[Begin AVAILABLE RECORDS]

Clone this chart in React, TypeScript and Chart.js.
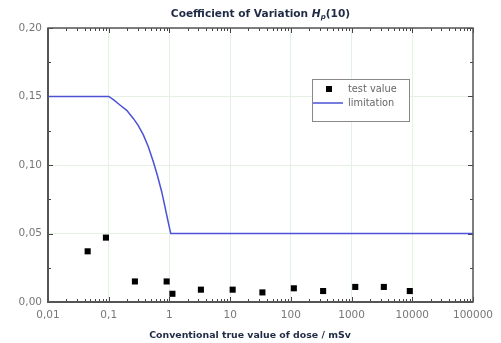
import React, { useEffect, useRef } from "react";
import { Chart, registerables } from "chart.js";

Chart.register(...registerables);

const testDose = [0.045, 0.09, 0.27, 0.9, 1.12, 3.3, 11, 34, 112, 340, 1150, 3400, 9100];
const testCV = [0.037, 0.047, 0.015, 0.015, 0.006, 0.009, 0.009, 0.007, 0.010, 0.008, 0.011, 0.011, 0.008];
const limitDose = [0.01, 0.1, 0.121, 0.153, 0.198, 0.254, 0.307, 0.372, 0.449, 0.543, 0.637, 0.746, 0.821, 0.902, 0.973, 1.05, 100000];
const limitCV = [0.15, 0.15, 0.1475, 0.1438, 0.1399, 0.134, 0.1288, 0.122, 0.1134, 0.1024, 0.092, 0.0805, 0.072, 0.0635, 0.0566, 0.05, 0.05];
const xTickLabels = ["0,01", "0,1", "1", "10", "100", "1000", "10000", "100000"];
const yTickLabels = ["0,00", "0,05", "0,10", "0,15", "0,20"];
const titleText = "Coefficient of Variation ";
const xTitle = "Conventional true value of dose / mSv";
const legendLabels = ["test value", "limitation"];

const FONT = "'DejaVu Sans', Verdana, sans-serif";

const decorPlugin = {
  id: "decor",
  beforeDatasetsDraw(chart: any) {
    const { ctx, chartArea: a, scales } = chart;
    const xs = scales.x;
    const ys = scales.y;
    ctx.save();
    ctx.strokeStyle = "#444";
    ctx.lineWidth = 1;
    for (let e = -2; e < 5; e++) {
      for (let m = 1; m <= 10; m++) {
        const v = m * Math.pow(10, e);
        const px = Math.round(xs.getPixelForValue(v)) + 0.5;
        const len = m === 1 || m === 10 ? 5 : 3;
        ctx.beginPath();
        ctx.moveTo(px, a.bottom);
        ctx.lineTo(px, a.bottom - len);
        ctx.moveTo(px, a.top);
        ctx.lineTo(px, a.top + len);
        ctx.stroke();
      }
    }
    for (let i = 0; i <= 8; i++) {
      const v = i * 0.025;
      const py = Math.round(ys.getPixelForValue(v)) + 0.5;
      const len = i % 2 === 0 ? 5 : 3;
      ctx.beginPath();
      ctx.moveTo(a.left, py);
      ctx.lineTo(a.left + len, py);
      ctx.moveTo(a.right, py);
      ctx.lineTo(a.right - len, py);
      ctx.stroke();
    }
    ctx.restore();
  },
  afterDraw(chart: any) {
    const { ctx, chartArea: a } = chart;
    ctx.save();
    ctx.strokeStyle = "#555";
    ctx.lineWidth = 1.5;
    ctx.strokeRect(a.left, a.top, a.right - a.left, a.bottom - a.top);
    ctx.lineWidth = 2;
    ctx.beginPath();
    ctx.moveTo(a.left, a.top);
    ctx.lineTo(a.left, a.bottom);
    ctx.lineTo(a.right, a.bottom);
    ctx.stroke();

    const cx = (a.left + a.right) / 2;
    const ty = 17;
    ctx.fillStyle = "#1f2a44";
    ctx.textBaseline = "alphabetic";
    const f1 = `bold 10.6px ${FONT}`;
    const f2 = `italic bold 10.6px ${FONT}`;
    const f3 = `italic bold 7px ${FONT}`;
    ctx.font = f1;
    const w1 = ctx.measureText(titleText).width;
    const w4 = ctx.measureText("(10)").width;
    ctx.font = f2;
    const w2 = ctx.measureText("H").width;
    ctx.font = f3;
    const w3 = ctx.measureText("p").width;
    let x = cx - (w1 + w2 + w3 + w4) / 2;
    ctx.textAlign = "left";
    ctx.font = f1;
    ctx.fillText(titleText, x, ty);
    x += w1;
    ctx.font = f2;
    ctx.fillText("H", x, ty);
    x += w2;
    ctx.font = f3;
    ctx.fillText("p", x, ty + 2);
    x += w3;
    ctx.font = f1;
    ctx.fillText("(10)", x, ty);

    ctx.font = `bold 9.4px ${FONT}`;
    ctx.textAlign = "center";
    ctx.fillText(xTitle, 250, 338);

    const lx = 312, ly = 79, lw = 97, lh = 42;
    ctx.fillStyle = "#fff";
    ctx.fillRect(lx, ly, lw, lh);
    ctx.strokeStyle = "#888";
    ctx.lineWidth = 1;
    ctx.strokeRect(lx + 0.5, ly + 0.5, lw, lh);
    ctx.fillStyle = "#000";
    ctx.fillRect(326, 86, 6, 6);
    ctx.strokeStyle = "#4b52d6";
    ctx.lineWidth = 1.5;
    ctx.beginPath();
    ctx.moveTo(313, 103);
    ctx.lineTo(343, 103);
    ctx.stroke();
    ctx.fillStyle = "#666";
    ctx.font = `9.8px ${FONT}`;
    ctx.textAlign = "left";
    ctx.textBaseline = "middle";
    ctx.fillText(legendLabels[0], 348, 89);
    ctx.fillText(legendLabels[1], 348, 103);
    ctx.restore();
  },
};

export default function App() {
  const ref = useRef<HTMLCanvasElement>(null);
  useEffect(() => {
    document.body.style.margin = "0";
    const chart = new Chart(ref.current as HTMLCanvasElement, {
      type: "scatter",
      data: {
        datasets: [
          {
            label: legendLabels[1],
            data: limitDose.map((d, i) => ({ x: d, y: limitCV[i] })),
            showLine: true,
            borderColor: "#4b52d6",
            borderWidth: 1.5,
            pointRadius: 0,
            tension: 0,
            fill: false,
          },
          {
            label: legendLabels[0],
            data: testDose.map((d, i) => ({ x: d, y: testCV[i] })),
            pointStyle: "rect",
            pointRadius: 4.3,
            backgroundColor: "#000",
            borderColor: "#000",
            borderWidth: 0,
          },
        ],
      },
      options: {
        animation: false,
        responsive: false,
        layout: { padding: { left: 0, right: 28, top: 28, bottom: 0 } },
        plugins: { legend: { display: false }, title: { display: false }, tooltip: { enabled: false } },
        scales: {
          x: {
            type: "logarithmic",
            min: 0.01,
            max: 100000,
            afterFit: (s: any) => { s.height = 41; },
            afterBuildTicks: (s: any) => {
              s.ticks = xTickLabels.map((_, i) => ({ value: Math.pow(10, i - 2) }));
            },
            ticks: {
              autoSkip: false,
              maxRotation: 0,
              padding: 7,
              color: "#777",
              font: { family: FONT, size: 10.5 },
              callback: (_v: any, i: number) => xTickLabels[i],
            },
            grid: { color: "#e4f2e4", drawTicks: false, lineWidth: 1 },
            border: { display: false },
          },
          y: {
            min: 0,
            max: 0.2,
            afterFit: (s: any) => { s.width = 48; },
            afterBuildTicks: (s: any) => {
              s.ticks = yTickLabels.map((_, i) => ({ value: i * 0.05 }));
            },
            ticks: {
              padding: 6,
              color: "#777",
              font: { family: FONT, size: 10.5 },
              callback: (_v: any, i: number) => yTickLabels[i],
            },
            grid: { color: "#e4f2e4", drawTicks: false, lineWidth: 1 },
            border: { display: false },
          },
        },
      },
      plugins: [decorPlugin],
    } as any);
    return () => chart.destroy();
  }, []);
  return (
    <div style={{ position: "absolute", left: 0, top: 0, width: 501, height: 343, background: "#fff" }}>
      <canvas ref={ref} width={501} height={343} style={{ width: 501, height: 343 }} />
    </div>
  );
}
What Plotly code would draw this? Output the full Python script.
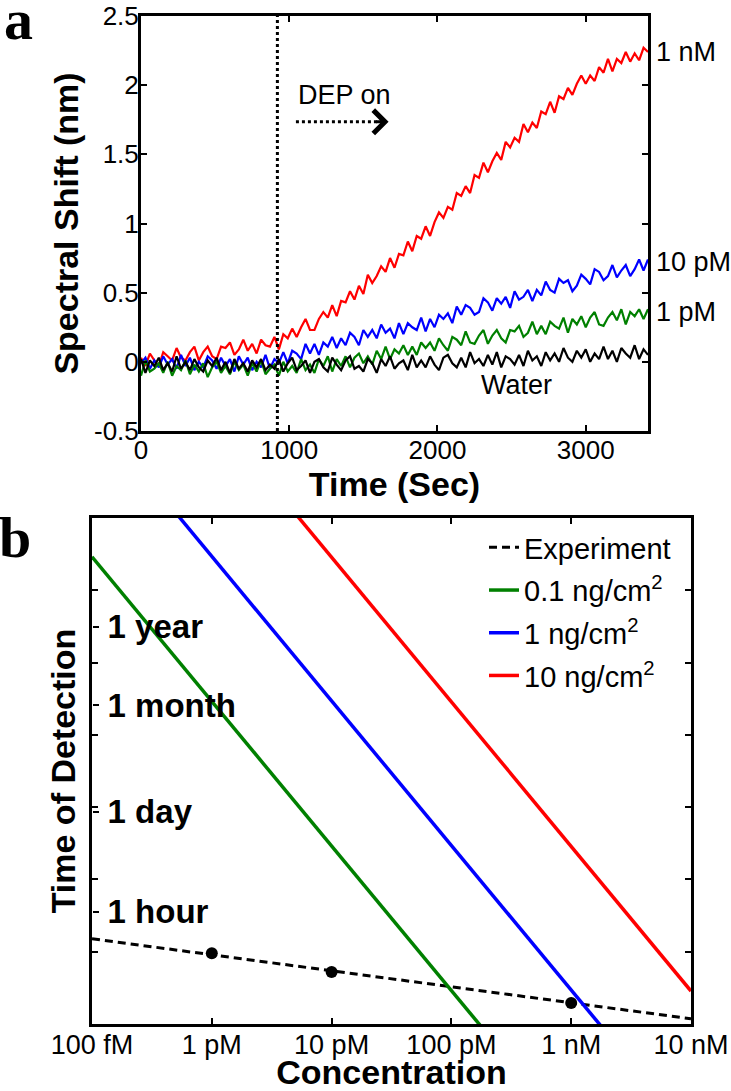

[End AVAILABLE RECORDS]

- SET TASK -
Start at the first line of the records and write out everything up to and including the line containing "Chart.register(...registerables);". No pictures.

- TASK RESULT -
Clone this chart in React, TypeScript and Chart.js.
import React, { useEffect, useRef } from "react";
import { Chart, registerables } from "chart.js";

Chart.register(...registerables);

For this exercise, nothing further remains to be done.